Q&A: EPA's Federal Implementation Plan

On August 3, 2015 as part of the Clean Power Plan release, the Environmental Protection Agency (EPA) issued a proposed federal plan. The agency is currently soliciting comments on the proposal and intends to issue a final federal plan by summer 2016.

What is a federal implementation plan and when is it used?

The Clean Air Act offer states the opportunity to implement national pollution control programs, including the Clean Power Plan. There is every reason for a state to develop its own plan that takes into account its own unique circumstances, and most states choose to develop and implement programs based on that knowledge. Most states are likely to develop their own program to comply with the Clean Power Plan.

EPA assists state efforts by providing technical and policy guidance. EPA must also review and approve state plans to ensure that they comply with the Act. If a state fails to adopt and implement an adequate plan, EPA is required to issue and enforce a federal implementation plan. States may also choose to adopt the federal plan as an alternative to developing their own plan. However, if a federal plan is implemented in a state, the state may still, at a later date submit a plan to replace the federal plan either in whole or in part. States may take over the administrative and enforcement aspects of a federal plan rather than leaving it to EPA.

What is included in the federal plan?

EPA is proposing two federal plans with different approaches – a rate-based approach and a mass-based approach. These two federal plans can be enforced in states that fail to adopt or implement an adequate plan. These two federal plans may also be considered as model rules which states can adopt or tailor for implementation as a state plan.

How does the federal plan encourage market-based solutions?

The federal plans offers two market-based programs to achieve cost-effective emissions reductions. These may be adopted in part or in whole by states or used as a model for states to design their own plans.

In the rate-based program, units must meet an emission standard or acquire a sufficient number of emission rate credits (ERCs), each representing a zero-emitting megawatt-hour, to bring their rate of emissions into compliance.

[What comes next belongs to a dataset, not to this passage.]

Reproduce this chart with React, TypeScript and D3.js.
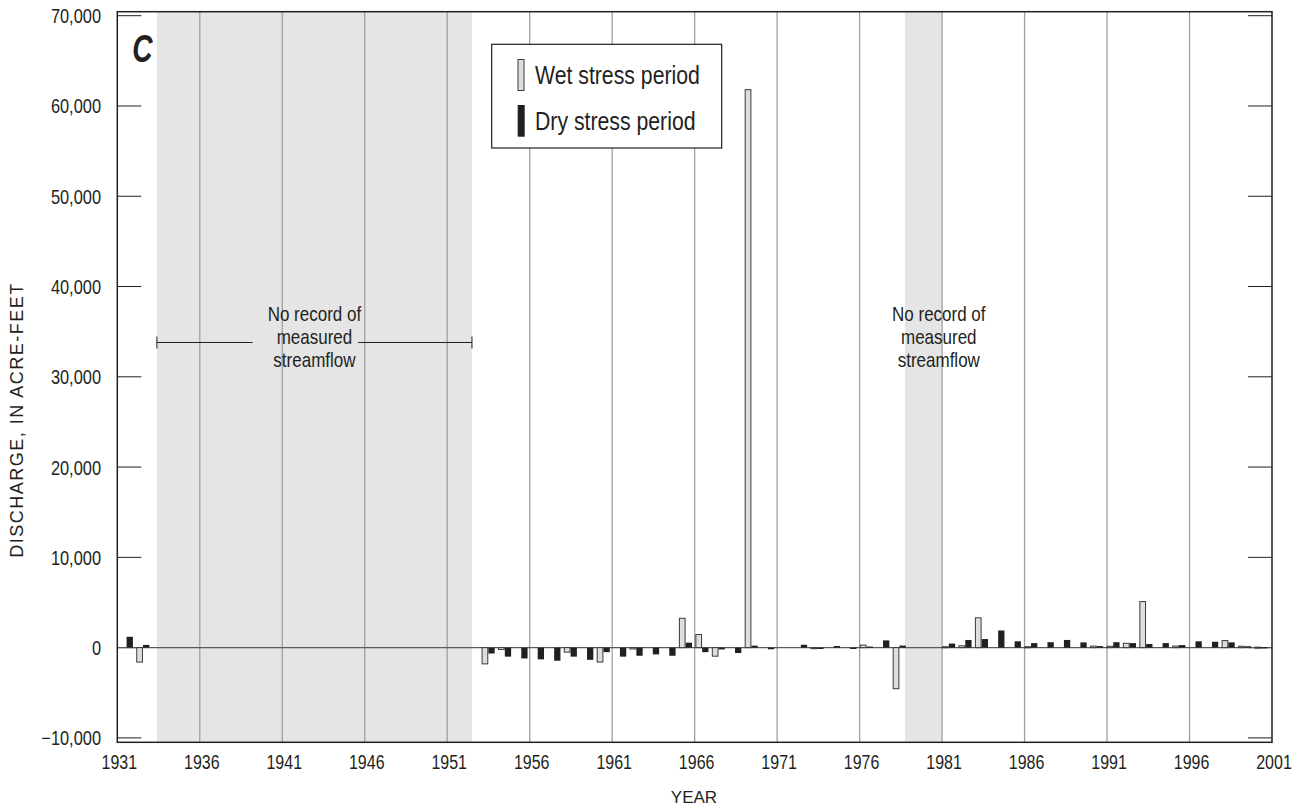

ERCs can be generated by units not covered directly by this rule, and they can be bought, sold, or banked for later years.

For a mass-based program, EPA would create a state emissions budget equal to the total tons of CO2 allowed to be emitted by the affected units in each state, consistent with the state targets. EPA would initially distribute the allowances within each state budget – less three proposed allowance set-asides – to the affected units based on their historical generation. Allowances may then be transferred, bought, sold, or banked for future use. The compliance obligation on each of the affected unit is to surrender the number of allowances sufficient to cover the unit’s respective emissions at the end of a given compliance period.

The federal plan will also facilitate interstate trading as well as international trading with Canadian and Mexican units that are connected to U.S. electric grid. EPA intends to set up and administer a program to track trading programs – both rate-based and mass-based – that will be available for all states that choose it. EPA proposes that affected units in any state covered by a federal plan could trade compliance instruments with affected units in any other state covered by a federal plan or a state plan meeting the conditions for linkage to the federal plan.

Proper evaluation, measurement, and verification procedures are important to ensure emissions reductions are actually achieved in a trading program. EPA must approve any such procedures and has also offered model procedures to verify that any credits in a state-based trading regime are compliant with federal requirements. States may choose to incorporate these procedures into the state plan to assure approval by EPA.

Will states be penalized for using the federal plan?

No. States will not be penalized for using all or part of a federal plan. The stringency of the proposed federal plan for each state will be the same as required if states were to write their own plan.